Neben Nahrung und Unterkunft für die Tiere gehören dazu regelmäßige persönliche Ansprache und Zuwendung. Am Ende aber auch, sie in einen „natürlichen“ Tod gehen zu lassen, so lange dies ohne unzumutbare Leiden möglich ist.

Sollte eine Fortsetzung des Lebens nur noch unter Qualen möglich sein, dann ist die Verpflichtung, Leiden zu beenden, ebenso Teil dieser Verantwortung des Menschen für sein Tier."

Das Herbeiführen des Todes zur Beendigung eines Lebens mit nicht mehr abwendbaren Qualen (Euthanasie) ist in meinen Augen kein Wegschicken, kein Akt des Erbarmens, sondern der Gerechtigkeit, die wir den Tieren im Sinne Schopenhauers schuldig sind.

Nicht "Wegschicken", "Gehen lassen" ist das stimmigere Bild. Die trauernde Verarbeitung des ewigen Skandals des Todes bleibt keinem, der weiterlebt, erspart.

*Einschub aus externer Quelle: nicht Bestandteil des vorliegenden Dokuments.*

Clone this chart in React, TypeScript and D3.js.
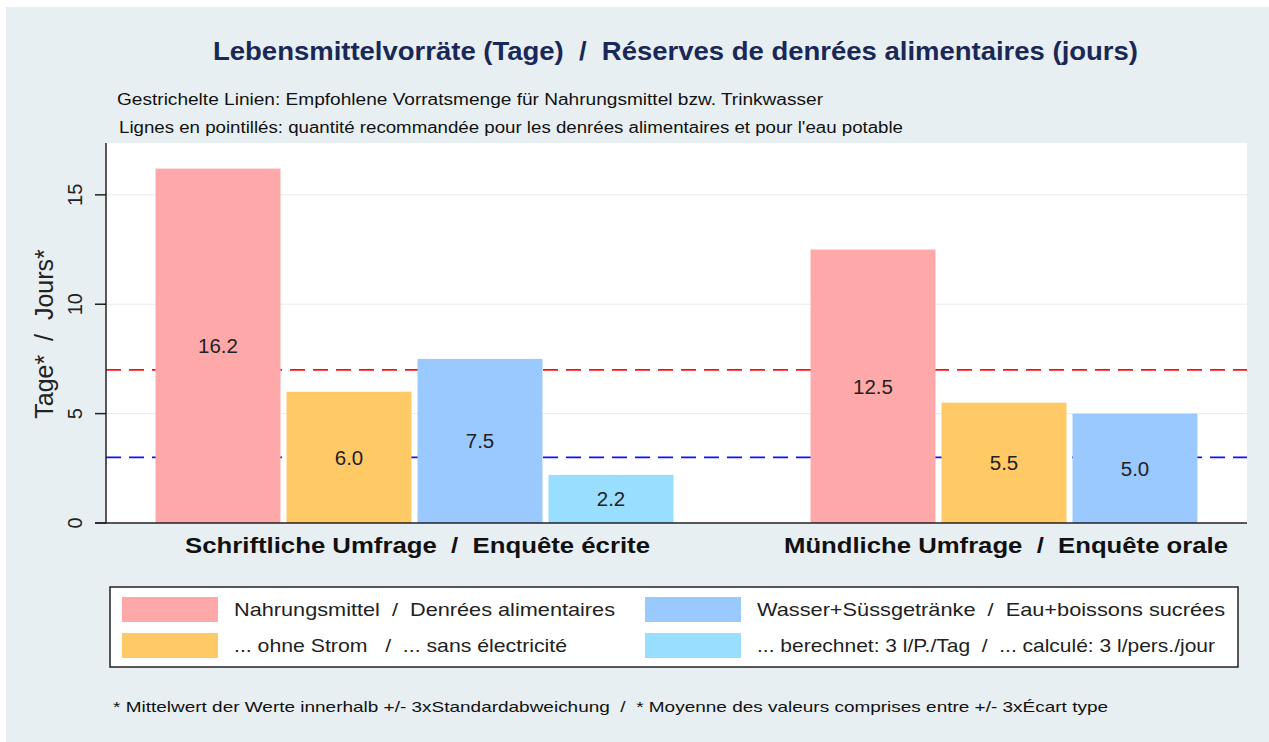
import React from "react";
import * as d3 from "d3";

const groups = ["Schriftliche Umfrage  /  Enquête écrite", "Mündliche Umfrage  /  Enquête orale"];
const seriesNames = [
  "Nahrungsmittel  /  Denrées alimentaires",
  "... ohne Strom   /  ... sans électricité",
  "Wasser+Süssgetränke  /  Eau+boissons sucrées",
  "... berechnet: 3 l/P./Tag  /  ... calculé: 3 l/pers./jour",
];
const seriesColors = ["#ffa8aa", "#ffc966", "#99c9ff", "#99ddff"];
const valuesWritten = [16.2, 6.0, 7.5, 2.2];
const valuesOral = [12.5, 5.5, 5.0];
const yTicks = [0, 5, 10, 15];
const refLines = [
  { value: 7, color: "#ff1010" },
  { value: 3, color: "#1010ff" },
];
const title = "Lebensmittelvorräte (Tage)  /  Réserves de denrées alimentaires (jours)";
const subtitle1 = "Gestrichelte Linien: Empfohlene Vorratsmenge für Nahrungsmittel bzw. Trinkwasser";
const subtitle2 = "Lignes en pointillés: quantité recommandée pour les denrées alimentaires et pour l'eau potable";
const footnote = "* Mittelwert der Werte innerhalb +/- 3xStandardabweichung  /  * Moyenne des valeurs comprises entre +/- 3xÉcart type";
const yLabel = "Tage*  /  Jours*";

const W = 1269;
const H = 742;
const plot = { left: 106, right: 1247, top: 143, bottom: 523 };
const font = "Arial, 'Liberation Sans', sans-serif";
const pre: React.CSSProperties = { whiteSpace: "pre" };

export default function App() {
  const y = d3.scaleLinear().domain([0, 17.37]).range([plot.bottom, plot.top]);
  // slots: group 1 uses 0..3, group 2 uses 5..7 (slot 4 is a gap)
  const slots = d3.range(8).map(String);
  const x = d3
    .scaleBand<string>()
    .domain(slots)
    .range([plot.left, plot.right])
    .paddingInner(0.046)
    .paddingOuter(0.378);

  const bars: { slot: number; value: number; color: string }[] = [];
  valuesWritten.forEach((v, i) => bars.push({ slot: i, value: v, color: seriesColors[i] }));
  valuesOral.forEach((v, i) => bars.push({ slot: 5 + i, value: v, color: seriesColors[i] }));

  const groupStarts = [185, 784];
  const groupLens = [465, 444];

  const legend = { x: 110, y: 587, w: 1128, h: 80 };
  const legendCols = [122, 645];
  const legendRows = [597, 633];
  const legendLens = [381, 333, 468, 458];

  return (
    <svg
      width={W}
      height={H}
      style={{ position: "absolute", left: 0, top: 0, display: "block" }}
      fontFamily={font}
    >
      <rect x={0} y={0} width={W} height={H} fill="#ffffff" />
      <rect x={6} y={7} width={W - 6} height={H - 7} fill="#e8eff2" />
      <text x={213} y={60} fontSize={25} fontWeight="bold" fill="#1a2857" textLength={925} lengthAdjust="spacingAndGlyphs" style={pre}>
        {title}
      </text>
      <text x={117} y={105} fontSize={16} fill="#111" textLength={706} lengthAdjust="spacingAndGlyphs" style={pre}>
        {subtitle1}
      </text>
      <text x={119} y={133} fontSize={16} fill="#111" textLength={784} lengthAdjust="spacingAndGlyphs" style={pre}>
        {subtitle2}
      </text>

      {/* plot area */}
      <rect x={plot.left} y={plot.top} width={plot.right - plot.left} height={plot.bottom - plot.top} fill="#ffffff" />
      {yTicks.filter((t) => t > 0).map((t) => (
        <line key={t} x1={plot.left} x2={plot.right} y1={y(t)} y2={y(t)} stroke="#eaeaea" strokeWidth={1} />
      ))}

      {refLines.map((r) => (
        <line
          key={r.value}
          x1={plot.left}
          x2={plot.right}
          y1={y(r.value)}
          y2={y(r.value)}
          stroke={r.color}
          strokeWidth={1.8}
          strokeDasharray="15 8"
        />
      ))}

      {bars.map((b, i) => {
        const bx = x(String(b.slot)) as number;
        return (
          <g key={"o" + i}>
            <rect x={bx} y={y(b.value)} width={x.bandwidth()} height={y(0) - y(b.value)} fill={b.color} />
            <text
              x={bx + x.bandwidth() / 2}
              y={(y(b.value) + y(0)) / 2}
              dy="0.36em"
              textAnchor="middle"
              fontSize={20.5}
              fill="#222"
            >
              {b.value.toFixed(1)}
            </text>
          </g>
        );
      })}

      {/* axes */}
      <line x1={plot.left} x2={plot.left} y1={plot.top} y2={plot.bottom + 0.5} stroke="#222" strokeWidth={1.5} />
      <line x1={plot.left - 11} x2={plot.right} y1={plot.bottom} y2={plot.bottom} stroke="#222" strokeWidth={1.5} />
      {yTicks.map((t) => (
        <g key={t}>
          <line x1={plot.left - 11} x2={plot.left} y1={y(t)} y2={y(t)} stroke="#222" strokeWidth={1.5} />
          <text
            transform={`translate(${82},${y(t)}) rotate(-90)`}
            textAnchor="middle"
            fontSize={20}
            fill="#222"
          >
            {t}
          </text>
        </g>
      ))}
      <text
        transform={`translate(${53},${(plot.top + plot.bottom) / 2 + 1}) rotate(-90)`}
        textAnchor="middle"
        fontSize={25}
        fill="#222"
        style={pre}
      >
        {yLabel}
      </text>

      {groups.map((g, i) => (
        <text
          key={g}
          x={groupStarts[i]}
          y={553}
          fontSize={22}
          fontWeight="bold"
          fill="#111"
          textLength={groupLens[i]}
          lengthAdjust="spacingAndGlyphs"
          style={pre}
        >
          {g}
        </text>
      ))}

      {/* legend */}
      <rect x={legend.x} y={legend.y} width={legend.w} height={legend.h} fill="#ffffff" stroke="#222" strokeWidth={1.5} />
      {seriesNames.map((s, i) => {
        const col = i < 2 ? 0 : 1;
        const row = i % 2;
        const sx = legendCols[col];
        const sy = legendRows[row];
        return (
          <g key={s}>
            <rect x={sx} y={sy} width={96} height={25} fill={seriesColors[i]} />
            <text
              x={sx + 112}
              y={sy + 12.5}
              dy="0.36em"
              fontSize={18.5}
              fill="#222"
              textLength={legendLens[i]}
              lengthAdjust="spacingAndGlyphs"
              style={pre}
            >
              {s}
            </text>
          </g>
        );
      })}

      <text x={113} y={712} fontSize={15} fill="#111" textLength={995} lengthAdjust="spacingAndGlyphs" style={pre}>
        {footnote}
      </text>
    </svg>
  );
}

Ganz gleich wie er seine Rolle dabei versteht.

Und, noch ein Gedanke in diesem Zusammenhang. Immer wieder begegneten mir ultimative Aussagen selbsternannter, aber auch „wirklicher“ Experten, die schon im Vorhinein wissen wollen, dass etwas nichts wird, dass etwas unmöglich geht, dass etwas nur so geht ... und dann ... kommt es doch ganz anders.

Siehe zum Beispiel zum Thema „Kissing Spines“ und „Hirschhals“ einen Beitrag von Stefanie Gersch.

Was wäre, wenn ... ein Jahr geduldiger Arbeit mit einem, „vom (Muskel-) Fleische gefallenen“ Pferd auch nur eine kleine Annäherung an das kraftstrotzende Bild dieses Tieres in jungen Jahren zurück "zaubern" würde und damit auch seine dem entsprechende Selbstwahrnehmung?

Die Nützlichkeit dieses Tieres zur Befriedigung menschlicher Interessen ist geschenkt. Auch wenn es einfach "nur" da ist, ein weiteres, auf jeden Fall glückliches Jahr leben darf - Darum geht es! So sieht, meiner Meinung nach, die Gerechtigkeit aus, die der Mensch diesem Tier, wenigstens am Ende seines Lebens, schuldig ist.